To kick-start our coverage of the US car market we figured it would be good to give our European readers a bit of background on what the car market is like across the Atlantic. Here are 6 trends that differentiate the two markets:
1. The stereotypes are true: SUVs and pickup trucks are much more important in the US
While mainstream cars make up 60% of car sales in Europe, they only make up less than 40% of the US market. This becomes even more stark once you add the premium derivatives – the proportions become 75% vs 45%. Instead, the SUVs chunk of the market is almost twice as large in the US (30%) as it is in Europe (17%). Add to that another 14% of the US market that’s captured by pickups, and the high-level difference between the two markets becomes clear.
Data reflects sales in the first half of 2015
2. US is less brand-conscious than Europe
American buyers are much less brand-conscious than their European peers. This manifests itself in two ways. First, premium derivatives captures almost twice as large a proportion of the market in Europe (21%) as they do in the US (12%). Second, the US market is much more open to cars by “outside” manufacturers. That is the main reason why Japanese and Korean manufacturers were able to capture a much larger portion of the US market; it is also the reason why Lexus is a top-selling premium brand in the US, whereas it’s struggled to gain a foothold in Europe.

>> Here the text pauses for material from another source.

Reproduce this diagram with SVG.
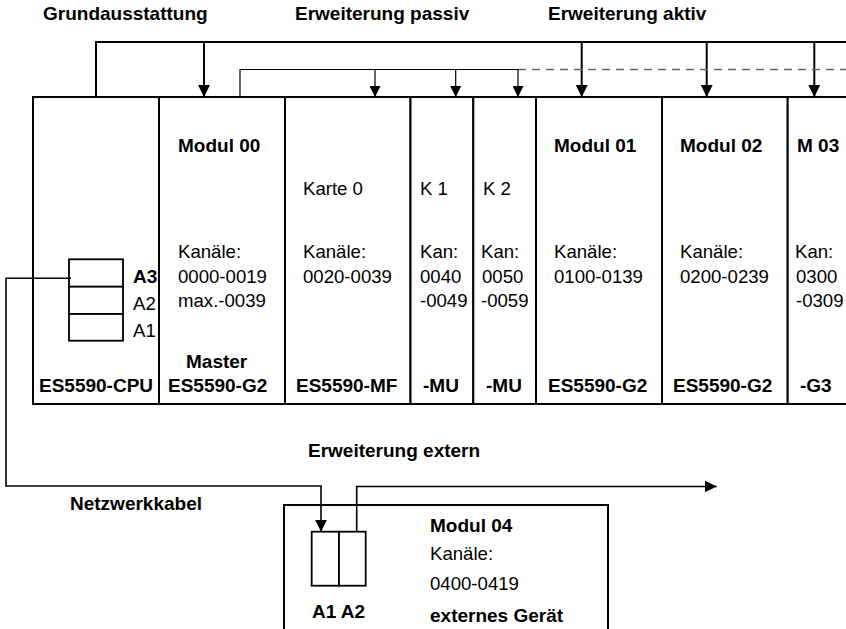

3. Bigger is better in the US mainstream and premium markets
Another stereotype is true: big still sells in the US. Although recent years have seen an assault by the likes of MINI and Fiat 500, as well as a renewed push by Ford Fiesta, Honda Fit/Jazz and Toyota Yaris, the mini and subcompact segments only account for 10% of mainstream/premium cars, compared to 40% in Europe. The compact segment is actually bigger in the US than in Europe, though the gap narrows once you include the premium models. But the bread n’ butter car in the US remains the mid-sized (sedan), as well as their large offshoots -over the past few decades in Europe the former market has declined heavily, while non-premium large cars have all but disappeared. Finally, it’s interesting to note that the minivan, despite being arguably invented in the US, captures twice as large a proportion of the market in Europe than it does in the US.
Data reflects sales in the first half of 2015
4. Sedans rule the mainstream market
If you ever ask a “car guy/gal” in the US what bothers them the most the answer you’re most likely to get is that Americans don’t buy hatchbacks or wagons. While exact data are hard to come by, the fact is that anything with a 5th door at the back sells much worse in the US than in Europe. The most-popular mainstream cars are all sedans – Toyota Corolla, Honda Accord, even the ghastly Ford Fiesta 4-door. Many manufacturers don’t bother offering hatchback/wagon versions of cars, even if they do so in other markets (the aforementioned Corolla/Auris, Honda Civic etc.), while those that do see the sedan model dominate (the VW Jetta outsells the Golf 3 to 1). Lately the hatchback is gaining ground with the popularity of the MINI/500 and the growing subcompact segment, but it is starting from a very low base. And those that want a wagon simply choose an SUV instead.
5. Americans don’t value variety when it comes to cars
This is possibly the least appreciated difference between the two markets, but the car buying experience is very different in the US and Europe. Whereas European buyers value variety of choice (the Golf/Jetta/Touran between them offer 7 bodystyles with 8 petrol /5 diesel engine variants), American buyers prefer to choose from between fewer options (the Golf/Jetta offer 3 bodystyles and 3 petrol /1 diesel variants). Again, it’s hard to get hands on exact data, but anecdotal evidence suggest that the “base engine” accounts for some 80-90% in most mainstream cars.
6. Hybrid won the war over diesel in the US
For a variety of reasons, the diesel engine that remains more popular in mainstream European cars than the petrol option, never caught on in the US in the same way. Part of the reason is that diesel is not subsidized in the US the way it has historically been in Europe, another is that until recently gas was much, much cheaper in the US, undermining the case for the efficient but slow and uncouth diesel. Instead, americans have fallen for the hybrid powertrain. Not only do dedicated hybrids account for 2% of the US market compared to 0.5% in Europe, but most big-selling cars in the mid-sized and larger segments offer a hybrid option. Diesel has seen an increase in popularity in recent years, mainly due to the push by German manufacturers like the VAG group, BMW and Mercedes, but it’s growing from a tiny base.